AKP, hükümet olmaktan iktidar olma sürecine geçerken askeri vesayetin geriletilmesi, 12 Eylül uzantısı yasaların demokratikleştirilmesi yönünde önemli adımlar atmış, başta aydınlar olmak üzere geniş kesimlere umut vermişti. Karıştırılmaması gereken şey; bu, AKP’ye beslenen bir umut değildi. AKP’nin açtığı gediklerden, bu ülkeye az da olsa demokrasi rüzgârlarının sızması, bu gedikleri akılcı değerlendirecek toplumun örgütlenerek, inisiyatif alarak ülkeyi demokratikleştireceği umuduydu.
Böyle olamadı… AKP dışındakilerin demokrasi, özgürlükler, kimlikler gibi temel konularda mutabakatı sağlanamadı.  AKP’nin otoriter devlet yapısında açtığı gedikleri daha özgür, daha demokratik, çok kültürlü bir Türkiye için değerlendirmeyi başaramadık. Türkler Kürtlere, laikler dindarlara, heteroseksüeller eşcinsellere, Kemalistler rejime tehdit olarak gördükleri tüm siyasi gruplara, kısacası herkes herkese olan ön yargı ve güvensizliğini yenemedi… Kendi aklını ortak aklın önüne koyan dar siyaset anlayışımızdan kurtulamadık… Her bir sorunu “başkasının sorunu, başkasının mücadelesi” olarak gördük. “Amalarımız” bitmedi hiç. “Ama onlar bölücü”, “Ama onlar ulusalcı”, “Ama onlar da bize destek olmadılar”…
Birbirimize öfkeli bakışlarımız, bel altı vuruşlarımız arttıkça AKP giderek daha otoriter, daha güçlü, daha dayatmacı bir iktidara dönüştü. Bu, AKP’nin başarısından çok, her renkten muhalefetin başarısızlığıdır.
“Ama onlar da…” diye başlayan her cümle, AKP karşısında güçlü, çeşitli, organize bir muhalefetin oluşmasını engelliyor… Birbirimize duyduğumuz öfke ve güvensizlik AKP otoriterizmini besleyip güçlendiriyor.
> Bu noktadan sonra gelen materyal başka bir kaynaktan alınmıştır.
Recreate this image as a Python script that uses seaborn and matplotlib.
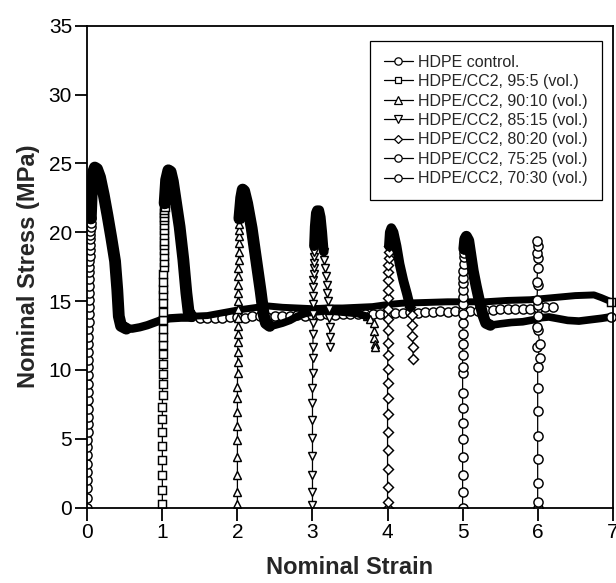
import matplotlib
matplotlib.use("Agg")
import matplotlib.pyplot as plt
from matplotlib.lines import Line2D
import pandas as pd
import seaborn as sns

# ---------------- data ----------------
series_labels = ["HDPE control.", "HDPE/CC2, 95:5 (vol.)", "HDPE/CC2, 90:10 (vol.)",
                 "HDPE/CC2, 85:15 (vol.)", "HDPE/CC2, 80:20 (vol.)",
                 "HDPE/CC2, 75:25 (vol.)", "HDPE/CC2, 70:30 (vol.)"]
series_markers = ["o", "s", "^", "v", "D", "o", "o"]

x_ticks = [0, 1, 2, 3, 4, 5, 6, 7]
y_ticks = [0, 5, 10, 15, 20, 25, 30, 35]

# HDPE control (curve starts at strain 0)
ctrl_rise_strain = [0, 0, 0, 0, 0, 0, 0, 0, 0.002, 0.003, 0.004, 0.005, 0.006, 0.007,
                    0.008, 0.009, 0.010, 0.011, 0.012, 0.013, 0.014, 0.015, 0.016, 0.017,
                    0.018, 0.019, 0.020, 0.021, 0.022, 0.023, 0.025, 0.027, 0.029, 0.031,
                    0.033, 0.035, 0.037, 0.039, 0.041, 0.043, 0.045, 0.047]
ctrl_rise_stress = [0, 0.7, 1.4, 2.0, 2.6, 3.2, 3.8, 4.4, 4.9, 5.5, 6.1, 6.6, 7.2, 7.8,
                    8.4, 9.0, 9.6, 10.2, 10.7, 11.3, 11.9, 12.4, 13.0, 13.5, 14.1, 14.6,
                    15.1, 15.6, 16.1, 16.6, 17.1, 17.5, 17.9, 18.3, 18.7, 19.1, 19.5, 19.8,
                    20.1, 20.4, 20.7, 21.0]
ctrl_peak_strain = [0.047, 0.06, 0.08, 0.10, 0.13, 0.17, 0.22, 0.27, 0.32, 0.37, 0.40,
                    0.42, 0.45, 0.52]
ctrl_peak_stress = [21.0, 23.0, 24.4, 24.7, 24.6, 24.0, 22.7, 21.2, 19.6, 17.9, 15.8,
                    13.9, 13.2, 13.0]
ctrl_plat_strain = [0.52, 0.60, 0.70, 0.80, 0.90, 1.00, 1.10, 1.25, 1.40]
ctrl_plat_stress = [13.0, 13.0, 13.1, 13.25, 13.45, 13.65, 13.75, 13.8, 13.8]
ctrl_tail_strain = [1.5, 1.6, 1.7, 1.8, 1.9, 2.0, 2.1, 2.2, 2.3, 2.4, 2.5, 2.6, 2.7, 2.8,
                    2.9, 3.0, 3.1, 3.2, 3.3, 3.4, 3.5, 3.6, 3.7, 3.8, 3.9, 4.0, 4.1, 4.2,
                    4.3, 4.4, 4.5, 4.6, 4.7, 4.8, 4.9, 5.0, 5.1, 5.2, 5.3, 5.4, 5.5, 5.6,
                    5.7, 5.8, 5.9, 6.0, 6.1, 6.2]
ctrl_tail_stress = [13.8, 13.8, 13.75, 13.8, 13.85, 13.85, 13.8, 13.9, 13.9, 13.85, 13.9,
                    13.95, 13.95, 14.0, 13.95, 14.0, 14.0, 14.05, 14.0, 14.05, 14.05, 14.1,
                    14.05, 14.1, 14.1, 14.1, 14.15, 14.15, 14.2, 14.15, 14.2, 14.2, 14.25,
                    14.2, 14.25, 14.3, 14.3, 14.3, 14.35, 14.35, 14.4, 14.4, 14.4, 14.45,
                    14.45, 14.5, 14.55, 14.6]

# 95:5 (starts at strain 1)
sq_rise_strain = [1.0, 1.0, 1.0, 1.0, 1.0, 1.0, 1.0, 1.0, 1.002, 1.003, 1.004, 1.005,
                  1.006, 1.007, 1.008, 1.009, 1.010, 1.010, 1.011, 1.012, 1.013, 1.014,
                  1.015, 1.016, 1.017, 1.018, 1.019, 1.020, 1.021, 1.022, 1.023, 1.024,
                  1.025, 1.026, 1.027, 1.028, 1.029, 1.030]
sq_rise_stress = [0.27, 1.29, 2.37, 3.46, 4.48, 5.52, 6.44, 7.33, 8.18, 8.98, 9.7, 10.4,
                  11.16, 11.8, 12.4, 13.0, 13.6, 14.2, 14.85, 15.45, 15.9, 16.4, 17.0,
                  17.45, 17.85, 18.3, 18.7, 19.1, 19.4, 19.8, 20.15, 20.5, 20.9, 21.1,
                  21.4, 21.6, 21.8, 22.1]
sq_peak_strain = [1.03, 1.05, 1.08, 1.11, 1.14, 1.17, 1.23, 1.28, 1.32, 1.35, 1.39]
sq_peak_stress = [22.1, 23.8, 24.5, 24.4, 23.7, 22.6, 20.4, 18.0, 15.6, 14.2, 13.9]
sq_plat_strain = [1.39, 1.6, 1.8, 2.0, 2.2, 2.4, 2.6, 2.8, 3.0, 3.2, 3.4, 3.6, 3.8, 4.0,
                  4.2, 4.5, 4.8, 5.0, 5.3, 5.6, 5.9, 6.2, 6.5, 6.75, 6.85, 6.98]
sq_plat_stress = [13.9, 13.95, 14.15, 14.35, 14.5, 14.65, 14.55, 14.5, 14.45, 14.5, 14.5,
                  14.55, 14.6, 14.75, 14.85, 14.9, 14.95, 14.95, 14.95, 15.05, 15.1,
                  15.25, 15.4, 15.45, 15.25, 14.95]

# 90:10 (starts at strain 2)
tri_rise_strain = [2.0, 2.0, 2.0, 2.0, 2.0, 2.0, 2.0, 2.0, 2.0, 2.002, 2.003, 2.004,
                   2.005, 2.006, 2.007, 2.008, 2.009, 2.010, 2.011, 2.012, 2.013, 2.014,
                   2.015, 2.016, 2.018, 2.020, 2.022, 2.024, 2.026]
tri_rise_stress = [0.27, 1.16, 2.37, 3.7, 4.9, 5.9, 6.97, 7.94, 8.79, 9.76, 10.6, 11.3,
                   12.0, 12.6, 13.2, 13.8, 14.4, 15.0, 15.6, 16.2, 16.8, 17.4, 18.0,
                   18.6, 19.2, 19.7, 20.2, 20.6, 21.0]
tri_peak_strain = [2.026, 2.05, 2.07, 2.09, 2.13, 2.19, 2.25, 2.31, 2.35, 2.38, 2.43]
tri_peak_stress = [21.0, 22.5, 23.1, 23.0, 22.1, 20.3, 18.0, 15.7, 14.0, 13.4, 13.2]
tri_plat_strain = [2.43, 2.5, 2.6, 2.7, 2.8, 2.9, 3.0, 3.2, 3.4, 3.6, 3.72]
tri_plat_stress = [13.2, 13.25, 13.4, 13.6, 13.9, 14.1, 14.2, 14.3, 14.2, 14.1, 13.9]
tri_tail_strain = [3.72, 3.77, 3.82, 3.82, 3.82, 3.83, 3.83]
tri_tail_stress = [13.9, 13.7, 13.4, 12.8, 12.3, 11.9, 11.7]

# 85:15 (starts at strain 3)
tdn_rise_strain = [3.0, 3.0, 3.0, 3.0, 3.0, 3.0, 3.0, 3.0, 3.002, 3.004, 3.006, 3.007,
                   3.008, 3.009, 3.010, 3.011, 3.012, 3.013, 3.014, 3.015, 3.016, 3.017,
                   3.018, 3.02]
tdn_rise_stress = [0.2, 1.16, 2.37, 3.75, 5.04, 6.37, 7.58, 8.67, 9.76, 10.85, 11.7, 12.6,
                   13.4, 14.1, 14.8, 15.4, 16.0, 16.5, 17.0, 17.4, 17.8, 18.2, 18.6, 19.0]
tdn_peak_strain = [3.02, 3.03, 3.045, 3.06, 3.09, 3.11, 3.13, 3.15]
tdn_peak_stress = [19.0, 20.4, 21.4, 21.6, 21.6, 21.1, 20.0, 18.6]
tdn_tail_strain = [3.15, 3.16, 3.17, 3.18, 3.19, 3.20, 3.21, 3.22, 3.22, 3.23, 3.23, 3.24]
tdn_tail_stress = [18.6, 18.0, 17.4, 16.8, 16.2, 15.6, 15.0, 14.4, 13.8, 13.1, 12.4, 11.7]

# 80:20 (starts at strain 4)
dia_rise_strain = [4.0, 4.0, 4.0, 4.0, 4.0, 4.0, 4.0, 4.0, 4.0, 4.002, 4.003, 4.004,
                   4.005, 4.006, 4.007, 4.008, 4.009, 4.010, 4.011, 4.012, 4.014, 4.016,
                   4.018]
dia_rise_stress = [0, 0.39, 1.48, 2.81, 4.19, 5.52, 6.8, 7.94, 9.03, 10.05, 11.09, 11.94,
                   12.9, 13.7, 14.4, 15.2, 15.8, 16.5, 17.1, 17.6, 18.1, 18.6, 19.0]
dia_peak_strain = [4.018, 4.03, 4.05, 4.08, 4.12, 4.16, 4.21, 4.26, 4.30]
dia_peak_stress = [19.0, 20.0, 20.3, 20.0, 19.0, 17.7, 16.5, 15.5, 14.6]
dia_tail_strain = [4.30, 4.32, 4.33, 4.33, 4.34, 4.34]
dia_tail_stress = [14.6, 14.0, 13.3, 12.5, 11.7, 10.8]

# 75:25 (starts at strain 5)
c25_rise_strain = [5.0, 5.0, 5.0, 5.0, 5.0, 5.0, 5.0, 5.0, 5.0, 5.0, 5.0, 5.0, 5.002,
                   5.003, 5.004, 5.005, 5.006, 5.007, 5.008, 5.009, 5.010, 5.012, 5.014,
                   5.016, 5.018]
c25_rise_stress = [0, 1.13, 2.4, 3.7, 4.98, 6.16, 7.25, 8.3, 9.75, 10.2, 11.07, 11.9,
                   12.6, 13.4, 14.1, 14.8, 15.3, 15.8, 16.3, 16.7, 17.2, 17.7, 18.2, 18.5,
                   18.8]
c25_peak_strain = [5.018, 5.03, 5.05, 5.08, 5.11, 5.14, 5.18, 5.22, 5.27, 5.31, 5.37]
c25_peak_stress = [18.8, 19.5, 19.7, 19.4, 18.3, 17.2, 16.1, 15.1, 14.0, 13.4, 13.25]
c25_plat_strain = [5.37, 5.5, 5.65, 5.8, 5.95, 6.05, 6.15, 6.25, 6.4, 6.55, 6.7, 6.85,
                   6.98]
c25_plat_stress = [13.25, 13.35, 13.45, 13.5, 13.65, 13.8, 13.85, 13.75, 13.6, 13.55,
                   13.65, 13.75, 13.86]

# 70:30 (starts at strain 6)
c30_rise_strain = [6.0, 6.0, 6.0, 6.0, 6.0, 6.0, 6.0, 6.0, 6.03, 5.99, 6.03, 6.0, 5.99,
                   6.0, 6.0, 5.99, 6.0, 5.99, 6.0, 6.0, 5.99, 6.0, 5.99]
c30_rise_stress = [0, 0.44, 1.8, 3.5, 5.2, 7.0, 8.7, 10.2, 10.9, 11.7, 11.9, 12.9, 13.1,
                   13.9, 14.7, 15.1, 16.2, 16.4, 17.4, 18.1, 18.5, 19.0, 19.4]

# ---------------- styling ----------------
sns.set_style("ticks")
plt.rcParams['font.family'] = ['Liberation Sans', 'DejaVu Sans']
plt.rcParams['axes.linewidth'] = 1.3

fig = plt.figure(figsize=(6.16, 5.83), dpi=100)
ax = fig.add_axes([0.1417, 0.1292, 0.853, 0.8267])

marker_sizes = {"o": 6.6, "s": 5.6, "^": 6.4, "v": 6.4, "D": 4.8}


def marked(xs, ys, m, **kw):
    sns.lineplot(x=xs, y=ys, ax=ax, sort=False, estimator=None, color="black",
                 linewidth=0.9, marker=m, markersize=marker_sizes[m],
                 markerfacecolor="white", markeredgecolor="black",
                 markeredgewidth=1.05, legend=False, **kw)


def band(xs, ys, lw, **kw):
    sns.lineplot(x=xs, y=ys, ax=ax, sort=False, estimator=None, color="black",
                 linewidth=lw, legend=False, solid_joinstyle="round",
                 solid_capstyle="round", **kw)


# control
marked(ctrl_rise_strain, ctrl_rise_stress, "o")
marked(ctrl_tail_strain, ctrl_tail_stress, "o")
band(ctrl_peak_strain, ctrl_peak_stress, 8.5)
band(ctrl_plat_strain, ctrl_plat_stress, 6.0)
# 95:5
marked(sq_rise_strain, sq_rise_stress, "s")
band(sq_peak_strain, sq_peak_stress, 8.5)
band(sq_plat_strain, sq_plat_stress, 5.0)
marked(sq_plat_strain[-1:], sq_plat_stress[-1:], "s", clip_on=False)
# 90:10
marked(tri_rise_strain, tri_rise_stress, "^")
marked(tri_tail_strain, tri_tail_stress, "^")
band(tri_peak_strain, tri_peak_stress, 8.5)
band(tri_plat_strain, tri_plat_stress, 5.5)
# 85:15
marked(tdn_rise_strain, tdn_rise_stress, "v")
marked(tdn_tail_strain, tdn_tail_stress, "v")
band(tdn_peak_strain, tdn_peak_stress, 7.0)
# 80:20
marked(dia_rise_strain, dia_rise_stress, "D")
marked(dia_tail_strain, dia_tail_stress, "D")
band(dia_peak_strain, dia_peak_stress, 7.0)
# 75:25
marked(c25_rise_strain, c25_rise_stress, "o")
band(c25_peak_strain, c25_peak_stress, 8.0)
band(c25_plat_strain, c25_plat_stress, 5.5)
marked(c25_plat_strain[-1:], c25_plat_stress[-1:], "o", clip_on=False)
# 70:30
marked(c30_rise_strain, c30_rise_stress, "o")

ax.set_xlim(0, 7)
ax.set_ylim(0, 35)
ax.set_xticks(x_ticks)
ax.set_yticks(y_ticks)
ax.tick_params(axis="both", direction="out", length=9, width=1.3, labelsize=15,
               pad=2, colors="black")
for s in ax.spines.values():
    s.set_visible(True)
    s.set_color("black")
    s.set_linewidth(1.3)

ax.set_xlabel("Nominal Strain", fontsize=17, fontweight="bold", labelpad=10)
ax.set_ylabel("Nominal Stress (MPa)", fontsize=17, fontweight="bold", labelpad=6)

handles = [Line2D([0], [0], color="black", lw=0.9, marker=m,
                  markersize=marker_sizes[m] * 0.8, markerfacecolor="white",
                  markeredgecolor="black", markeredgewidth=0.9)
           for m in series_markers]
leg = ax.legend(handles, series_labels, loc="upper right",
                bbox_to_anchor=(0.9768, 0.9297), bbox_transform=fig.transFigure,
                frameon=True, fancybox=False, edgecolor="black", framealpha=1,
                fontsize=11.5, handlelength=1.8, handletextpad=0.35,
                labelspacing=0.28, borderpad=0.85, borderaxespad=0, numpoints=1)
leg.get_frame().set_linewidth(0.9)

fig.savefig("out.png", dpi=100)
Güçlü bir muhalefet belki güçlü AKP iktidarını değiştirmeye yetmeyebilir. Ama güçlü muhalefet AKP içerisindeki otoriter eğilim sahiplerine ülkenin dikensiz gül bahçesi olmadığını, halka rağmen alınacak her kararın geri tepeceğini hatırlatmaya yetebilir.
İşte şimdi bir avuç yeşilin etrafında kenetlenen eller AKP’nin 10 yıllık kadir-i mutlak sanılan iktidarını sarsabilecek ve “amasız” özgürlükler için yeniden bir umut oluşturabileceğe benziyor.
Birileri elbette bundan siyasi rant elde etmeye, sıradan insanların dayatmalar karşısındaki naif, onurlu refleksini kendi çıkarlarına tahvil etmeye çalışacaktır.
Birileri, “Ergenekoncular” öcüsünü gösterip “AKP’ye zarar verirseniz aha da bunlar yine çıkar gelir” masalını gevelemeye başlayacaktır. AKP’de akıl devreye girip bu dayatmacılıktan vaz geçer mi yoksa bu örgütsüz çıkış yerini geniş bir halk muhalefetine dönüşür mü bilemem. Ama bugün artık kimse AKP’ye zarar vermemek bahanesiyle susturulamaz, kimse “ergenekoncular da orada” diyerek Taksim meydanında olup bitenlere kayıtsız kalamaz.
Yaşaya yaşaya öğreneceğiz birlikte mücadele etmeyi.